Mr Justice Mittings finding was so emphatic that he went on to refuse the Government the right to appeal, saying they stood little chance of overturning it. This does not stop the Government asking the Appeal Court to hear their case – but in an unusual move Mr Justice Mitting even reduced the time available for them to make this request, saying they must file legal arguments with the Appeal Court by 4th January.
As things now stand therefore, the “eligibility date” of 12th December is unlawful, and Government will have to table new proposals. A new date is likely to be around the end of February – this would give time for the 40 day period of consideration the law requires which Ministers ignored this time around. However if the Government do appeal the finding – as they have said they will – and successfully overturn it, they will be able to re-impose the 12th December date. This means that while there is a good chance of a later eligibility date, it will not be possible to guarantee the higher rates to customers until the legal process has finished.
Clearly this adds to the uncertainty for the next few weeks – but the longer-term effect of holding the Government to account and insisting on due process ought to reinforce the demands that Government must never again throw the solar industry – or indeed any part of the new environmental industries – into the kind of turmoil solar has faced in the last couple of months.
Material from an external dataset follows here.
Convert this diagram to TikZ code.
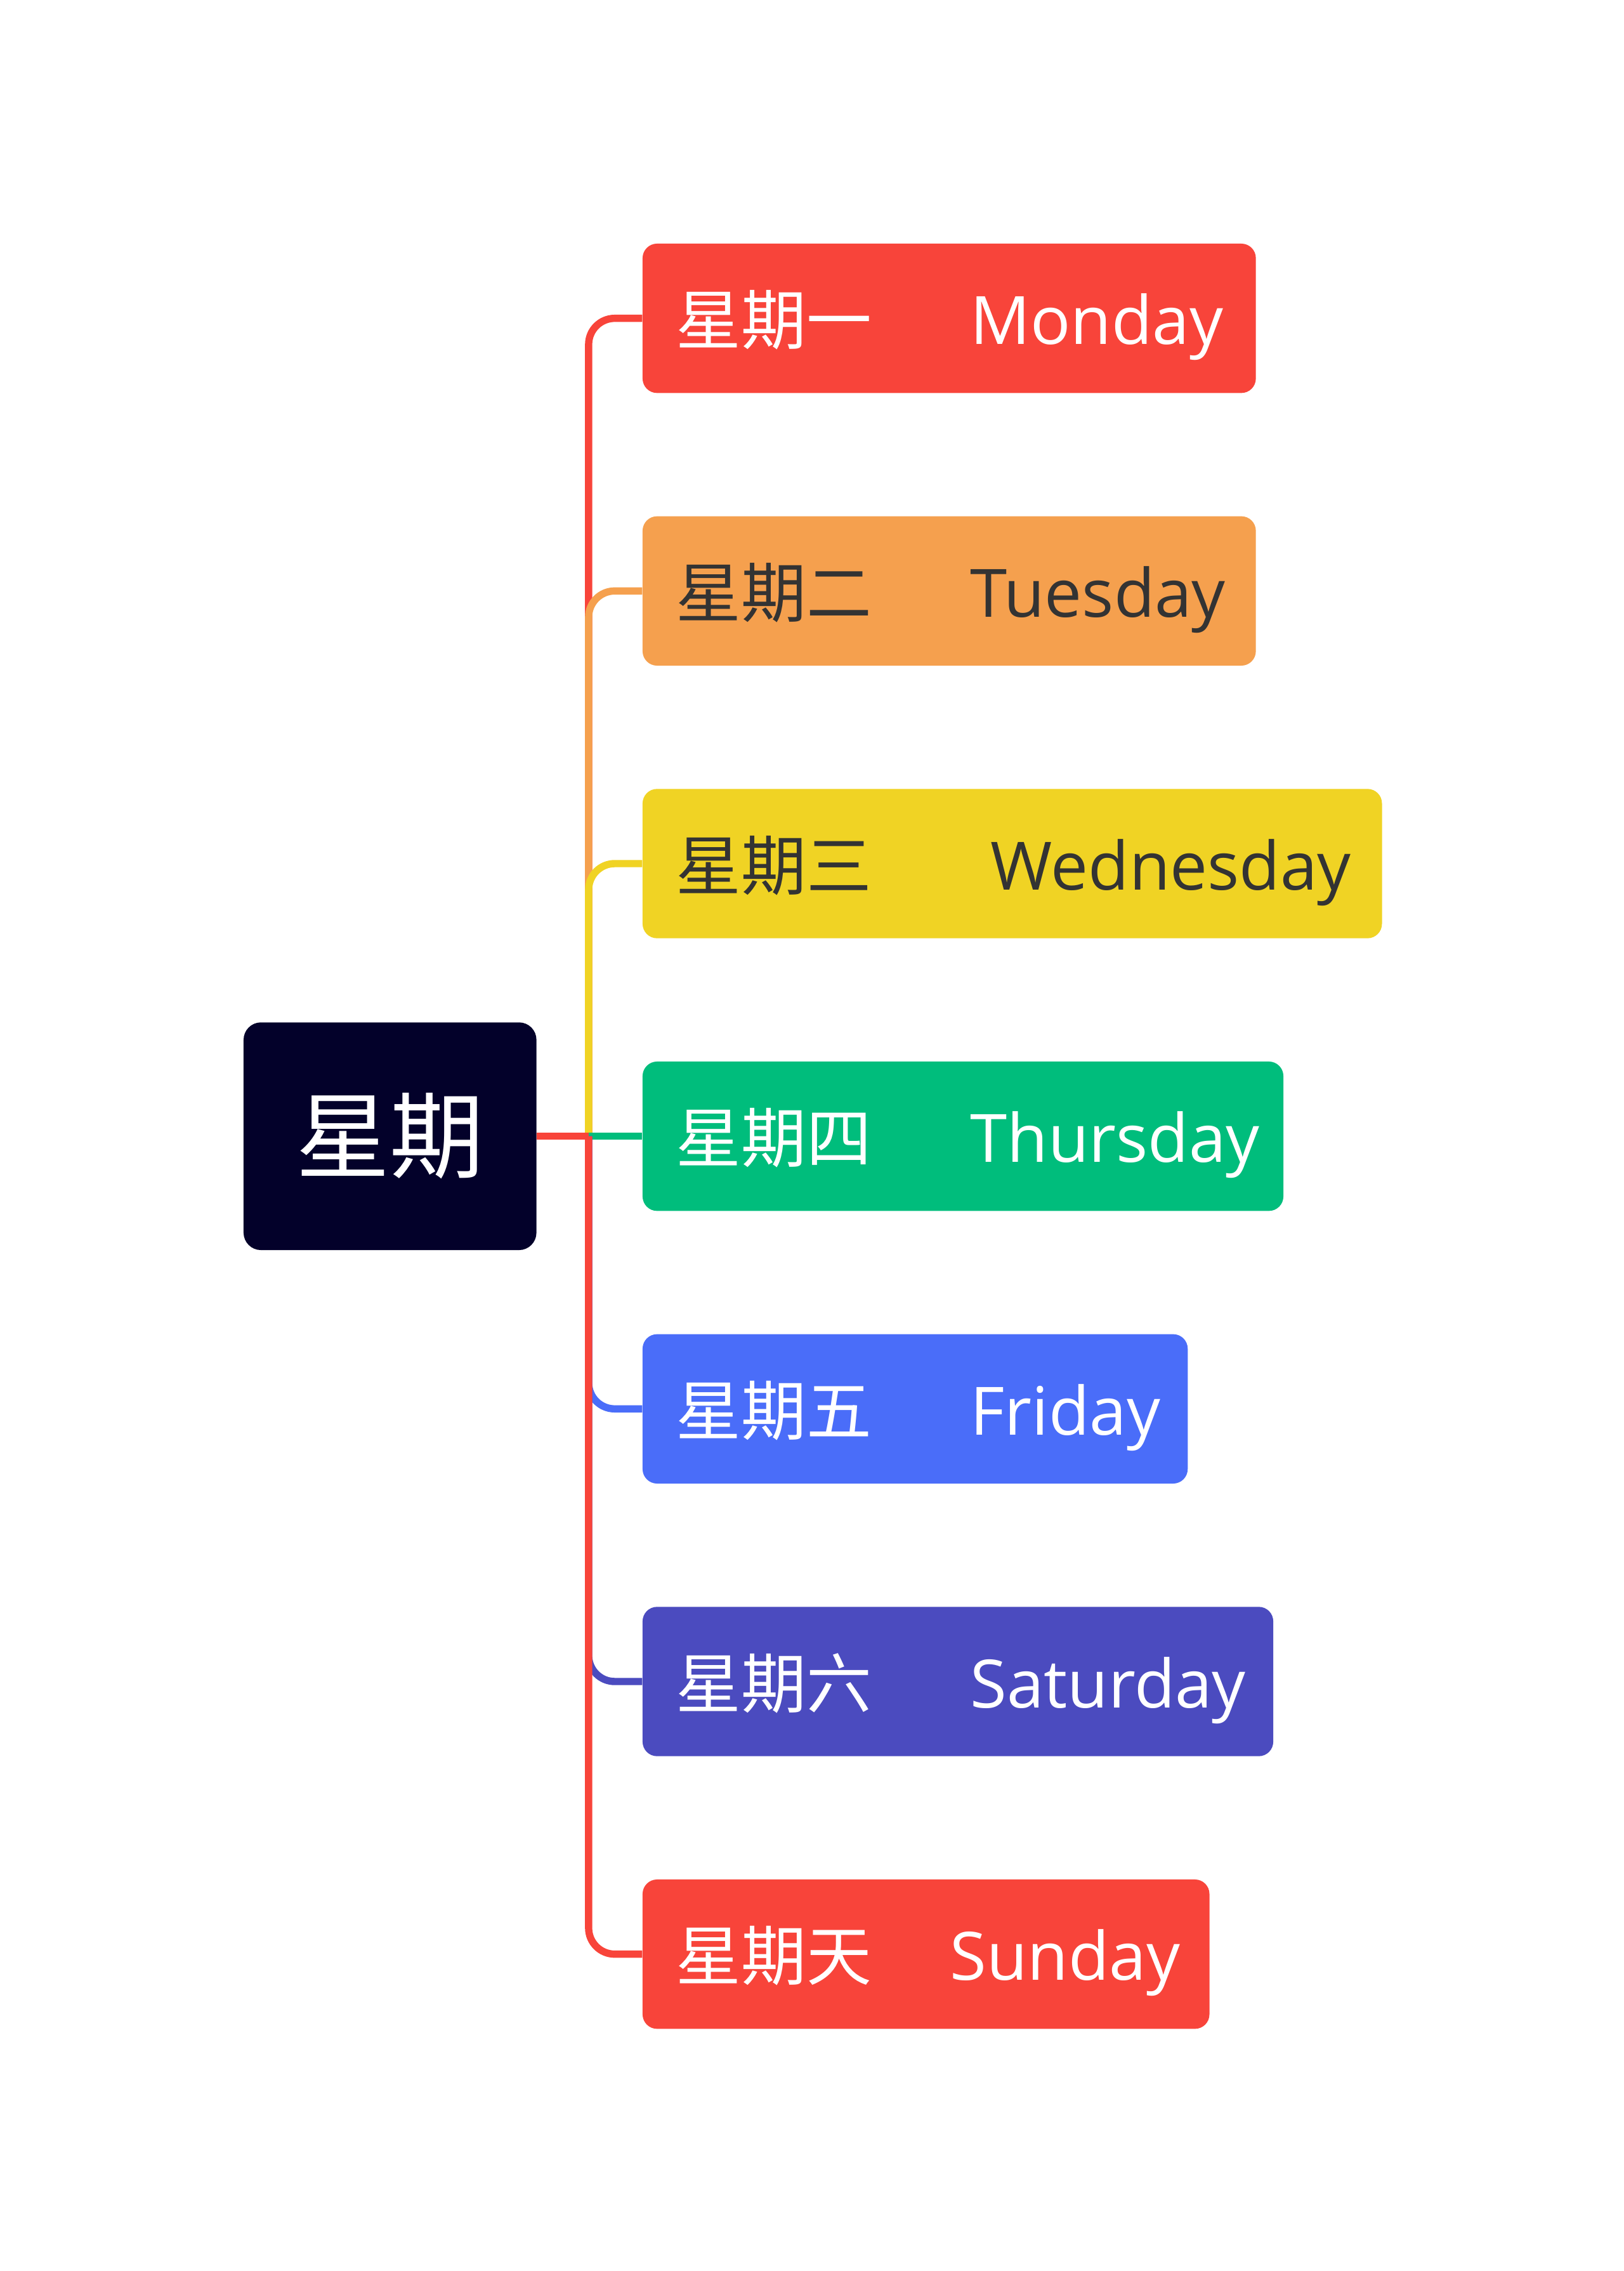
\documentclass[tikz,border=0pt]{standalone}
\usepackage{fontspec}
\newfontfamily\cnfont{Noto Sans CJK SC}
\newfontfamily\enfont{Open Sans}
\definecolor{weekdark}{HTML}{03012A}
\definecolor{monred}{HTML}{F8443A}
\definecolor{tueorange}{HTML}{F5A04E}
\definecolor{wedyellow}{HTML}{F0D324}
\definecolor{thugreen}{HTML}{00BD7C}
\definecolor{friblue}{HTML}{4A6DF9}
\definecolor{satpurple}{HTML}{4B4BBF}
\definecolor{darktext}{HTML}{333333}
\newcommand{\daytext}[3]{\mbox{{\cnfont #1}\hspace{#2}{\enfont\fontsize{46}{54}\selectfont #3}}}

\begin{document}
\begin{tikzpicture}[x=1pt, y=-1pt, branch/.style={line width=5pt, rounded corners=18pt}]
                \useasboundingbox (0,0) rectangle (1120,1566);
                \node[fill=weekdark, rounded corners=12pt, minimum width=202pt, minimum height=157pt, text=white, font=\cnfont\fontsize{65}{78}\selectfont] (week) at (269,783.5) {星期};
                \coordinate (trunk) at (406,783.5);
                \begin{scope}[every node/.style={rounded corners=10pt, minimum height=103pt, inner xsep=23pt, inner ysep=0pt, text height=42pt, text depth=6pt, anchor=west, align=left, text=white, font=\fontsize{45}{54}\selectfont}]
                \node[fill=monred, text width=377pt] (mon) at (443,219.5) {\daytext{星期一}{68pt}{Monday}};
                \node[fill=tueorange, text=darktext, text width=377pt] (tue) at (443,407.5) {\daytext{星期二}{68pt}{Tuesday}};
                \node[fill=wedyellow, text=darktext, text width=464pt] (wed) at (443,595.5) {\daytext{星期三}{82pt}{Wednesday}};
                \node[fill=thugreen, text width=396pt] (thu) at (443,783.5) {\daytext{星期四}{68pt}{Thursday}};
                \node[fill=friblue, text width=330pt] (fri) at (443,971.5) {\daytext{星期五}{68pt}{Friday}};
                \node[fill=satpurple, text width=389pt] (sat) at (443,1159.5) {\daytext{星期六}{68pt}{Saturday}};
                \node[fill=monred, text width=345pt] (sun) at (443,1347.5) {\daytext{星期天}{54pt}{Sunday}};
                \end{scope}
                \begin{scope}[every path/.style={branch}]
                \draw[monred] (trunk) |- (mon.west);
                \draw[tueorange] (trunk) |- (tue.west);
                \draw[wedyellow] (trunk) |- (wed.west);
                \draw[thugreen] (trunk) -- (thu.west);
                \draw[friblue] (trunk) |- (fri.west);
                \draw[satpurple] (trunk) |- (sat.west);
                \draw[monred] (trunk) |- (sun.west);
                \draw[monred] (week.east) -- (trunk);
                \end{scope}
                \end{tikzpicture}
\end{document}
The finding is also intensely embarassing for Ministers, as it once again throws the spotlight on their botched handling of the entire policy.
What is now needed is for Ministers to take the criticism on the chin, and start afresh from here, drawing up a sensible path forward that takes solar from current levels of subsidy to grid parity in a predictable way that allows the industry to develop. It is time for Ministers to recognise that the fact solar prices have fallen faster than expected is a good news story, not a reason to shrink the industry. It is disappointing that despite the Judge warning they are unlikely to succeed, Ministers are still proposing to drag the process out further – but it is worth keeping fingers crossed that a break over Christmas, and some fresh legal advice will cause them to think again. They can be assured that if they take the sensible path, the solar industry will be with them.